There is an irony here. In The Rest of the Story, we highlighted our one-sentence summary of the core problem we found with the mushroom style lifter:
When Lycoming adapted the automotive mushroom style hydraulic tappet assembly to their engine, they failed to provide a dedicated, unrestricted oil flow path to the rocker boxes that could carry sufficient oil for adequate cooling as well as for lubrication.
The irony is that in the early, superseded O-320H lifters, Lycoming did create a dedicated, unrestricted oil flow path when they should not have. Unfortunately, this path allowed pressurized oil to escape from the entry point to the lifter, thus compromising its ability to function.
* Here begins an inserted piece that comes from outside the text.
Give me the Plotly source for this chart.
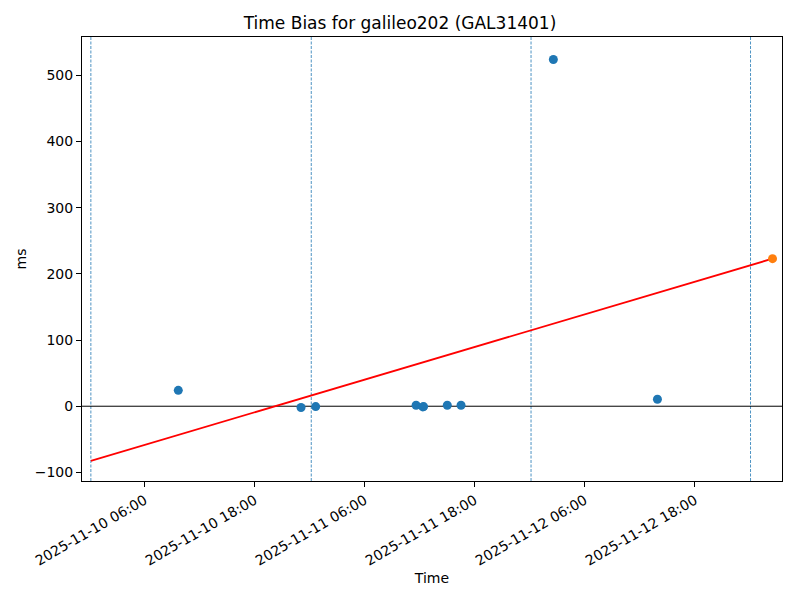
import plotly.graph_objects as go

# Observed time-bias samples
obs_times = [
    "2025-11-10 09:40", "2025-11-10 23:03", "2025-11-11 00:39",
    "2025-11-11 11:36", "2025-11-11 12:20", "2025-11-11 12:25",
    "2025-11-11 15:00", "2025-11-11 16:30", "2025-11-12 02:34",
    "2025-11-12 13:55",
]
obs_ms = [24, -2, -0.5, 1.5, -1, -0.5, 1.5, 1.5, 524, 10.5]

# Predicted point and trend line
pred_time = ["2025-11-13 02:28"]
pred_ms = [223]
trend_times = ["2025-11-10 00:08", "2025-11-13 02:28"]
trend_ms = [-82.5, 223]

# Day boundary markers
day_lines = ["2025-11-10 00:08", "2025-11-11 00:10", "2025-11-12 00:08", "2025-11-13 00:04"]

x_range = ["2025-11-09 23:10", "2025-11-13 03:30"]
y_range = [-113, 558]
y_ticks = [-100, 0, 100, 200, 300, 400, 500]

fig = go.Figure()

for t in day_lines:
    fig.add_shape(type="line", xref="x", yref="paper", x0=t, x1=t, y0=0, y1=1,
                  line=dict(color="#1f77b4", width=0.8, dash="3px,1.5px"), layer="below")

fig.add_shape(type="line", xref="paper", yref="y", x0=0, x1=1, y0=0, y1=0,
              line=dict(color="black", width=1), layer="below")

fig.add_trace(go.Scatter(x=trend_times, y=trend_ms, mode="lines",
                         line=dict(color="red", width=1.8), showlegend=False))
fig.add_trace(go.Scatter(x=obs_times, y=obs_ms, mode="markers",
                         marker=dict(color="#1f77b4", size=9), showlegend=False))
fig.add_trace(go.Scatter(x=pred_time, y=pred_ms, mode="markers",
                         marker=dict(color="#ff7f0e", size=9), showlegend=False))

fig.update_layout(
    width=800, height=600,
    margin=dict(l=82, r=18, t=37, b=119),
    paper_bgcolor="white", plot_bgcolor="white",
    font=dict(family="DejaVu Sans", size=14, color="black"),
    title=dict(text="Time Bias for galileo202 (GAL31401)", x=0.5, xanchor="center",
               y=1 - 23 / 600, yanchor="middle", font=dict(size=17)),
    showlegend=False,
)

fig.update_xaxes(
    type="date", range=x_range,
    tick0="2025-11-10 06:00", dtick=12 * 3600 * 1000,
    tickformat="%Y-%m-%d %H:%M", tickangle=-30,
    showgrid=False, zeroline=False,
    showline=True, linecolor="black", linewidth=1, mirror=True,
    ticks="outside", ticklen=5, tickcolor="black",
    title=dict(text="Time", font=dict(size=14), standoff=5),
)
fig.update_yaxes(
    range=y_range, tickvals=y_ticks,
    showgrid=False, zeroline=False,
    showline=True, linecolor="black", linewidth=1, mirror=True,
    ticks="outside", ticklen=5, tickcolor="black",
    title=dict(text="ms", font=dict(size=14), standoff=4),
)

fig.write_html("out.html", config={"displayModeBar": False},
               post_script="document.body.style.margin='0px';")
Are we saying conclusively that this is the whole story with the O-320H? Not at all. In addition to lifter changes, the company eventually also installed a new cam shaft with wider lobes. Clearly, the combination of wider cam lobes and a larger diameter tappet body distribute valve opening loads over a larger surface area and this may well have played a role in minimizing spalling incidents. Additionally, we have no way of knowing what hardness or other metallurgical characteristics may have been changed along the way. We find it of interest, however, that hydraulic lifter design characteristics seem to be a common point which ties together our discoveries and the early O-320H problems.